#### Task directions
With the images removed, repeat the data below exactly.

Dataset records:

☆ ☆ ☆ ☆ ☆

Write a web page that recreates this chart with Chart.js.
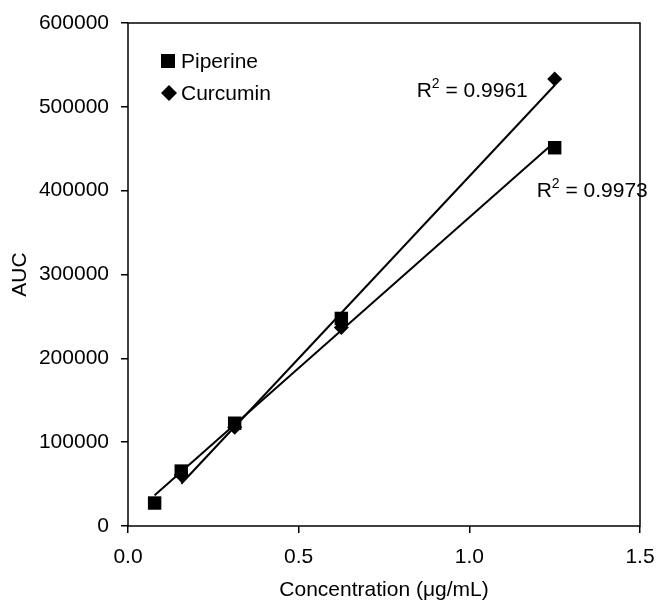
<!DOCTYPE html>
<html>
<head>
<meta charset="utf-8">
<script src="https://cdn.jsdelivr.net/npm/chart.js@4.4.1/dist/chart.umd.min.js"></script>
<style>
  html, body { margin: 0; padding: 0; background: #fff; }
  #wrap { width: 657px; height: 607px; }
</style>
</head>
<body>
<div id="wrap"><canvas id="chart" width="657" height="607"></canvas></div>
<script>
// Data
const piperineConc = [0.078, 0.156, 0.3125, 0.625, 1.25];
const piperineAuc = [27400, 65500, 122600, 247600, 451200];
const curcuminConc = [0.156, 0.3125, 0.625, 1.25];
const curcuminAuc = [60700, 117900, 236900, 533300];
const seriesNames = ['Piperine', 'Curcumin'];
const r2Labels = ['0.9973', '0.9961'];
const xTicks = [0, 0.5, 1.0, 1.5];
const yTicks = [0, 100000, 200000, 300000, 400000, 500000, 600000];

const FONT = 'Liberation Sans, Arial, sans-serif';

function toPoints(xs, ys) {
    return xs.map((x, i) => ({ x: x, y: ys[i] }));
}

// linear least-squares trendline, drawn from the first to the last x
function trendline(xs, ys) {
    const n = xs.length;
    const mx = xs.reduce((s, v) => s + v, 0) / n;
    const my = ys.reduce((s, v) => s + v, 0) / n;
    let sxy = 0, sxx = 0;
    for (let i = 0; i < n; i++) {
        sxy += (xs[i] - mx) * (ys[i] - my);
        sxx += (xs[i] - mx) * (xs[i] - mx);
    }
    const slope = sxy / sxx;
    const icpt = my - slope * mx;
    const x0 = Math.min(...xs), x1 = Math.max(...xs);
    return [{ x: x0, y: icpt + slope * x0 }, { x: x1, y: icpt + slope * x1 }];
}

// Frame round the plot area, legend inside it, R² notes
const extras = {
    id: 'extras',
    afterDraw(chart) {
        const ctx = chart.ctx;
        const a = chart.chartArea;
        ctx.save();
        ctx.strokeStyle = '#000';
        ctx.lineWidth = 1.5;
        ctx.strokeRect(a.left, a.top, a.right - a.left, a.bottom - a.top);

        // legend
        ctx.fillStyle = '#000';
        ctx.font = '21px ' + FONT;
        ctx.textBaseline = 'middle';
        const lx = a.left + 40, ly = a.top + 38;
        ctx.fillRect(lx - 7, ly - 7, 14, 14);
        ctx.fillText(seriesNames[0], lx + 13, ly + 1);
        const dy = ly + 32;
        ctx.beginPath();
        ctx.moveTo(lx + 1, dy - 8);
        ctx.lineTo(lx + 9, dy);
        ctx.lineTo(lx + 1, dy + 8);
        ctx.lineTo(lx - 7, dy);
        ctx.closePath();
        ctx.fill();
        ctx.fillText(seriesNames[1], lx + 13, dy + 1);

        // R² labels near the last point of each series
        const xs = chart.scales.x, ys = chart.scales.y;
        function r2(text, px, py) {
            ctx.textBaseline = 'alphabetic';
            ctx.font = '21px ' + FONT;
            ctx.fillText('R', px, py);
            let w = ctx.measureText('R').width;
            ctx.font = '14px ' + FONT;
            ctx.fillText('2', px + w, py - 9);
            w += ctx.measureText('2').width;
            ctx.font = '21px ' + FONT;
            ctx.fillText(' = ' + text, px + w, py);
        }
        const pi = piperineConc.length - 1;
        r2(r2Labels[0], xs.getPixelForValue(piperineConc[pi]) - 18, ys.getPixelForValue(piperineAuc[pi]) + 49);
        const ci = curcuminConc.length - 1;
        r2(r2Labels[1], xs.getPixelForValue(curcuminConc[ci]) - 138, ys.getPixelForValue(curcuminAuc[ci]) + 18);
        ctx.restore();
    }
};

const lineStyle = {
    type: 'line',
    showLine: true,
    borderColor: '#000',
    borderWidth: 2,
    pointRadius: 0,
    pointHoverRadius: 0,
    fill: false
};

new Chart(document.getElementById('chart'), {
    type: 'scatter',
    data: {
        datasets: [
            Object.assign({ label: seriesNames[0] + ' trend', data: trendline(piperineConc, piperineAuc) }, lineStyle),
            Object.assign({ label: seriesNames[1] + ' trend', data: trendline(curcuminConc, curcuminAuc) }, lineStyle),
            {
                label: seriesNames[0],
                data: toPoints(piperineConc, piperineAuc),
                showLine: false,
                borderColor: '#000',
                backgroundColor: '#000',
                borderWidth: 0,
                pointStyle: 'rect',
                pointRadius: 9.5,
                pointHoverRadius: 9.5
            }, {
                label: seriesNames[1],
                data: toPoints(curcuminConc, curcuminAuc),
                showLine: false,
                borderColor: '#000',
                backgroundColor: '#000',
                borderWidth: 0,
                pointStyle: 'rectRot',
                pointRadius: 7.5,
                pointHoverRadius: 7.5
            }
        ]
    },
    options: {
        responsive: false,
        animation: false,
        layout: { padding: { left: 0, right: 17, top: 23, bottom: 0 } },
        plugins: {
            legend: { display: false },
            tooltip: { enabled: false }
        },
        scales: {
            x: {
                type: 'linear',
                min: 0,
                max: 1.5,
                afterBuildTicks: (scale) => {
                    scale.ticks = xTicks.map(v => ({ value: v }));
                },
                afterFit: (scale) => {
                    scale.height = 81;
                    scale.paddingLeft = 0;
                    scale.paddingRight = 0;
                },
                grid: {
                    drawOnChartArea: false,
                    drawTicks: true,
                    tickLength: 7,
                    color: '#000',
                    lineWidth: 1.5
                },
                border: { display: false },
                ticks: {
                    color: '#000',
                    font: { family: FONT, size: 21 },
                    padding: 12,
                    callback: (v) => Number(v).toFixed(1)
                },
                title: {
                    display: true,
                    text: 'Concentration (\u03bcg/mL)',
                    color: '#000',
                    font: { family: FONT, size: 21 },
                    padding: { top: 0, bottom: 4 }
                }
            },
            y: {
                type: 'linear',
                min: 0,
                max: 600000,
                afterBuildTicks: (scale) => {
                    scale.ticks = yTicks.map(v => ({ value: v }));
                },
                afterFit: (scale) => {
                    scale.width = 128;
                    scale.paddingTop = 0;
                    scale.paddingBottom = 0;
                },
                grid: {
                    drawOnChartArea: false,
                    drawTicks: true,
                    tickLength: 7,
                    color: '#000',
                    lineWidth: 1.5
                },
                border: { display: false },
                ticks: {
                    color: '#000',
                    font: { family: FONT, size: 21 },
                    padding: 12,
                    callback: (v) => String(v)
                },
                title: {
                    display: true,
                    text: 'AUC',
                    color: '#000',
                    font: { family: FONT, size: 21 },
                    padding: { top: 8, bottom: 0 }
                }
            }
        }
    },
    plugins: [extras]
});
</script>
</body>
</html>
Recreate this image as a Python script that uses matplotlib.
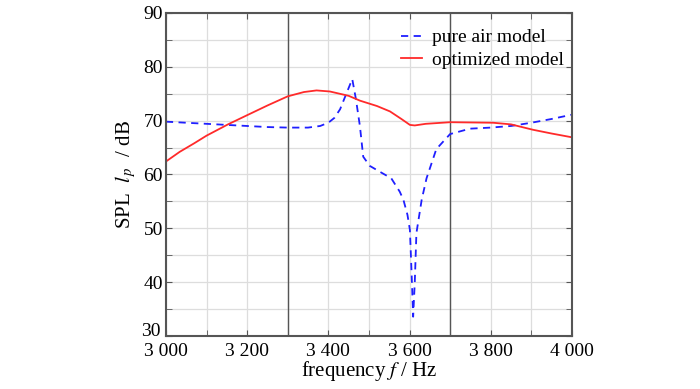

☆ ☆ ☆ ☆ ☆

#### Task output
Write a web page that recreates this chart with Chart.js.
<!DOCTYPE html>
<html>
<head>
<meta charset="utf-8">
<script src="https://cdn.jsdelivr.net/npm/chart.js@4.4.1/dist/chart.umd.min.js"></script>
<style>
  html, body { margin: 0; padding: 0; background: #fff; }
  #wrap { width: 657px; height: 607px; }
</style>
</head>
<body>
<div id="wrap"><canvas id="chart" width="657" height="607"></canvas></div>
<script>
// Data
const piperineConc = [0.078, 0.156, 0.3125, 0.625, 1.25];
const piperineAuc = [27400, 65500, 122600, 247600, 451200];
const curcuminConc = [0.156, 0.3125, 0.625, 1.25];
const curcuminAuc = [60700, 117900, 236900, 533300];
const seriesNames = ['Piperine', 'Curcumin'];
const r2Labels = ['0.9973', '0.9961'];
const xTicks = [0, 0.5, 1.0, 1.5];
const yTicks = [0, 100000, 200000, 300000, 400000, 500000, 600000];

const FONT = 'Liberation Sans, Arial, sans-serif';

function toPoints(xs, ys) {
    return xs.map((x, i) => ({ x: x, y: ys[i] }));
}

// linear least-squares trendline, drawn from the first to the last x
function trendline(xs, ys) {
    const n = xs.length;
    const mx = xs.reduce((s, v) => s + v, 0) / n;
    const my = ys.reduce((s, v) => s + v, 0) / n;
    let sxy = 0, sxx = 0;
    for (let i = 0; i < n; i++) {
        sxy += (xs[i] - mx) * (ys[i] - my);
        sxx += (xs[i] - mx) * (xs[i] - mx);
    }
    const slope = sxy / sxx;
    const icpt = my - slope * mx;
    const x0 = Math.min(...xs), x1 = Math.max(...xs);
    return [{ x: x0, y: icpt + slope * x0 }, { x: x1, y: icpt + slope * x1 }];
}

// Frame round the plot area, legend inside it, R² notes
const extras = {
    id: 'extras',
    afterDraw(chart) {
        const ctx = chart.ctx;
        const a = chart.chartArea;
        ctx.save();
        ctx.strokeStyle = '#000';
        ctx.lineWidth = 1.5;
        ctx.strokeRect(a.left, a.top, a.right - a.left, a.bottom - a.top);

        // legend
        ctx.fillStyle = '#000';
        ctx.font = '21px ' + FONT;
        ctx.textBaseline = 'middle';
        const lx = a.left + 40, ly = a.top + 38;
        ctx.fillRect(lx - 7, ly - 7, 14, 14);
        ctx.fillText(seriesNames[0], lx + 13, ly + 1);
        const dy = ly + 32;
        ctx.beginPath();
        ctx.moveTo(lx + 1, dy - 8);
        ctx.lineTo(lx + 9, dy);
        ctx.lineTo(lx + 1, dy + 8);
        ctx.lineTo(lx - 7, dy);
        ctx.closePath();
        ctx.fill();
        ctx.fillText(seriesNames[1], lx + 13, dy + 1);

        // R² labels near the last point of each series
        const xs = chart.scales.x, ys = chart.scales.y;
        function r2(text, px, py) {
            ctx.textBaseline = 'alphabetic';
            ctx.font = '21px ' + FONT;
            ctx.fillText('R', px, py);
            let w = ctx.measureText('R').width;
            ctx.font = '14px ' + FONT;
            ctx.fillText('2', px + w, py - 9);
            w += ctx.measureText('2').width;
            ctx.font = '21px ' + FONT;
            ctx.fillText(' = ' + text, px + w, py);
        }
        const pi = piperineConc.length - 1;
        r2(r2Labels[0], xs.getPixelForValue(piperineConc[pi]) - 18, ys.getPixelForValue(piperineAuc[pi]) + 49);
        const ci = curcuminConc.length - 1;
        r2(r2Labels[1], xs.getPixelForValue(curcuminConc[ci]) - 138, ys.getPixelForValue(curcuminAuc[ci]) + 18);
        ctx.restore();
    }
};

const lineStyle = {
    type: 'line',
    showLine: true,
    borderColor: '#000',
    borderWidth: 2,
    pointRadius: 0,
    pointHoverRadius: 0,
    fill: false
};

new Chart(document.getElementById('chart'), {
    type: 'scatter',
    data: {
        datasets: [
            Object.assign({ label: seriesNames[0] + ' trend', data: trendline(piperineConc, piperineAuc) }, lineStyle),
            Object.assign({ label: seriesNames[1] + ' trend', data: trendline(curcuminConc, curcuminAuc) }, lineStyle),
            {
                label: seriesNames[0],
                data: toPoints(piperineConc, piperineAuc),
                showLine: false,
                borderColor: '#000',
                backgroundColor: '#000',
                borderWidth: 0,
                pointStyle: 'rect',
                pointRadius: 9.5,
                pointHoverRadius: 9.5
            }, {
                label: seriesNames[1],
                data: toPoints(curcuminConc, curcuminAuc),
                showLine: false,
                borderColor: '#000',
                backgroundColor: '#000',
                borderWidth: 0,
                pointStyle: 'rectRot',
                pointRadius: 7.5,
                pointHoverRadius: 7.5
            }
        ]
    },
    options: {
        responsive: false,
        animation: false,
        layout: { padding: { left: 0, right: 17, top: 23, bottom: 0 } },
        plugins: {
            legend: { display: false },
            tooltip: { enabled: false }
        },
        scales: {
            x: {
                type: 'linear',
                min: 0,
                max: 1.5,
                afterBuildTicks: (scale) => {
                    scale.ticks = xTicks.map(v => ({ value: v }));
                },
                afterFit: (scale) => {
                    scale.height = 81;
                    scale.paddingLeft = 0;
                    scale.paddingRight = 0;
                },
                grid: {
                    drawOnChartArea: false,
                    drawTicks: true,
                    tickLength: 7,
                    color: '#000',
                    lineWidth: 1.5
                },
                border: { display: false },
                ticks: {
                    color: '#000',
                    font: { family: FONT, size: 21 },
                    padding: 12,
                    callback: (v) => Number(v).toFixed(1)
                },
                title: {
                    display: true,
                    text: 'Concentration (\u03bcg/mL)',
                    color: '#000',
                    font: { family: FONT, size: 21 },
                    padding: { top: 0, bottom: 4 }
                }
            },
            y: {
                type: 'linear',
                min: 0,
                max: 600000,
                afterBuildTicks: (scale) => {
                    scale.ticks = yTicks.map(v => ({ value: v }));
                },
                afterFit: (scale) => {
                    scale.width = 128;
                    scale.paddingTop = 0;
                    scale.paddingBottom = 0;
                },
                grid: {
                    drawOnChartArea: false,
                    drawTicks: true,
                    tickLength: 7,
                    color: '#000',
                    lineWidth: 1.5
                },
                border: { display: false },
                ticks: {
                    color: '#000',
                    font: { family: FONT, size: 21 },
                    padding: 12,
                    callback: (v) => String(v)
                },
                title: {
                    display: true,
                    text: 'AUC',
                    color: '#000',
                    font: { family: FONT, size: 21 },
                    padding: { top: 8, bottom: 0 }
                }
            }
        }
    },
    plugins: [extras]
});
</script>
</body>
</html>
Recreate this image as a Python script that uses matplotlib.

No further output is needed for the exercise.